What to produce
Without the pictures, extract every line from the start of the material to the line containing "const labelFont = 20;", both ends included.

══ Data section

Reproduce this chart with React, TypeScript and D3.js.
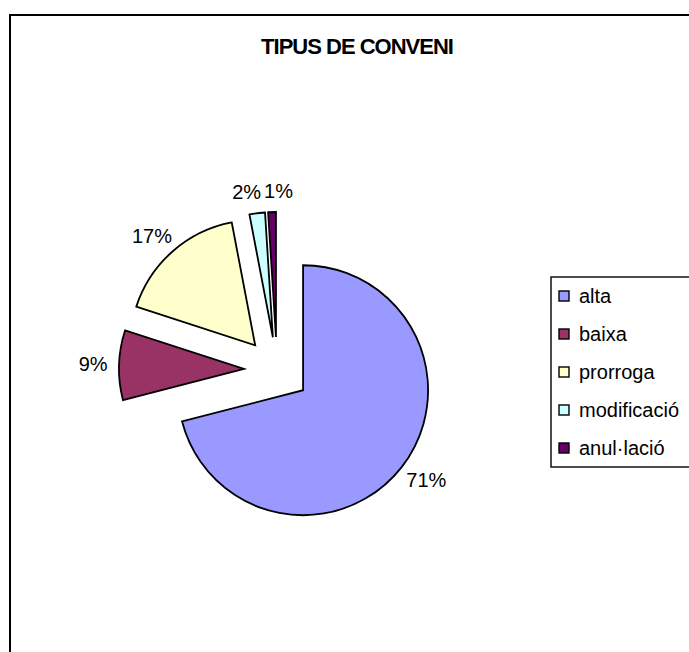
import React from "react";
import * as d3 from "d3";

const categories = ["alta", "baixa", "prorroga", "modificació", "anul·lació"];
const values = [71, 9, 17, 2, 1];
const colors = ["#9999FF", "#993366", "#FFFFCC", "#CCFFFF", "#660066"];
const title = "TIPUS DE CONVENI";

const W = 689;
const H = 652;
const cx = 277;
const cy = 370;
const radius = 125;
const explode = 33;
const labelFont = 20;

// rough Arial text width, good enough for placing the percent labels
const textWidth = (s: string, size: number) =>
  s.split("").reduce((acc, ch) => acc + (ch === "%" ? 0.889 : 0.556), 0) * size;

const App = () => {
  const total = d3.sum(values);
  const pie = d3
    .pie<number>()
    .value((d) => d)
    .sort(null);
  const arcs = pie(values);
  const arc = d3.arc<d3.PieArcDatum<number>>().innerRadius(0).outerRadius(radius);

  const slices = arcs.map((a, i) => {
    const mid = (a.startAngle + a.endAngle) / 2;
    const dx = Math.sin(mid);
    const dy = -Math.cos(mid);
    const ox = cx + explode * dx;
    const oy = cy + explode * dy;
    const text = Math.round((values[i] / total) * 100) + "%";
    const w = textWidth(text, labelFont);
    const h = labelFont * 0.8;
    const ax = ox + (radius + 13) * dx + dx * (w / 2) * 0.9;
    const ay = oy + (radius + 13) * dy + dy * (h / 2);
    return { a, i, ox, oy, text, w, h, x: ax, y: ay };
  });

  // push overlapping labels apart sideways
  for (let iter = 0; iter < 20; iter++) {
    for (let p = 0; p < slices.length; p++) {
      for (let q = p + 1; q < slices.length; q++) {
        const s1 = slices[p];
        const s2 = slices[q];
        const needX = (s1.w + s2.w) / 2 + 3;
        const gapX = Math.abs(s1.x - s2.x);
        if (gapX < needX && Math.abs(s1.y - s2.y) < (s1.h + s2.h) / 2) {
          const shift = (needX - gapX) / 2;
          const sign = s1.x <= s2.x ? -1 : 1;
          s1.x += sign * shift;
          s2.x -= sign * shift;
        }
      }
    }
  }

  const legendX = 551;
  const legendY = 277;
  const rowH = 38;

  return (
    <div style={{ position: "absolute", left: 0, top: 0 }}>
      <svg width={W} height={H} style={{ display: "block", fontFamily: "'Liberation Sans', Arial, sans-serif" }}>
        <rect x={0} y={0} width={W} height={H} fill="#fff" />
        <rect x={10} y={15} width={W + 20} height={H + 20} fill="#fff" stroke="#000" strokeWidth={2} />
        <text
          x={357}
          y={46}
          textAnchor="middle"
          dy="0.35em"
          fontWeight="bold"
          fontSize={22}
          letterSpacing={-1}
        >
          {title}
        </text>

        {slices.map((s) => (
          <path
            key={categories[s.i]}
            d={arc(s.a) || ""}
            transform={`translate(${s.ox},${s.oy})`}
            fill={colors[s.i]}
            stroke="#000"
            strokeWidth={1.8}
            strokeLinejoin="miter"
          />
        ))}

        {slices.map((s) => (
          <text key={"l" + s.i} x={s.x} y={s.y} dy="0.35em" textAnchor="middle" fontSize={labelFont} fill="#000">
            {s.text}
          </text>
        ))}

        <rect
          x={legendX}
          y={legendY}
          width={W}
          height={rowH * categories.length}
          fill="#fff"
          stroke="#000"
          strokeWidth={1.4}
        />
        {categories.map((c, i) => {
          const yc = legendY + rowH / 2 + i * rowH;
          return (
            <g key={c}>
              <rect x={legendX + 8} y={yc - 5} width={10} height={10} fill={colors[i]} stroke="#000" strokeWidth={1.4} />
              <text x={legendX + 28} y={yc} dy="0.35em" fontSize={20} fill="#000">
                {c}
              </text>
            </g>
          );
        })}
      </svg>
    </div>
  );
};

export default App;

════

Correct response
Reproduce this chart with React, TypeScript and D3.js.
import React from "react";
import * as d3 from "d3";

const categories = ["alta", "baixa", "prorroga", "modificació", "anul·lació"];
const values = [71, 9, 17, 2, 1];
const colors = ["#9999FF", "#993366", "#FFFFCC", "#CCFFFF", "#660066"];
const title = "TIPUS DE CONVENI";

const W = 689;
const H = 652;
const cx = 277;
const cy = 370;
const radius = 125;
const explode = 33;
const labelFont = 20;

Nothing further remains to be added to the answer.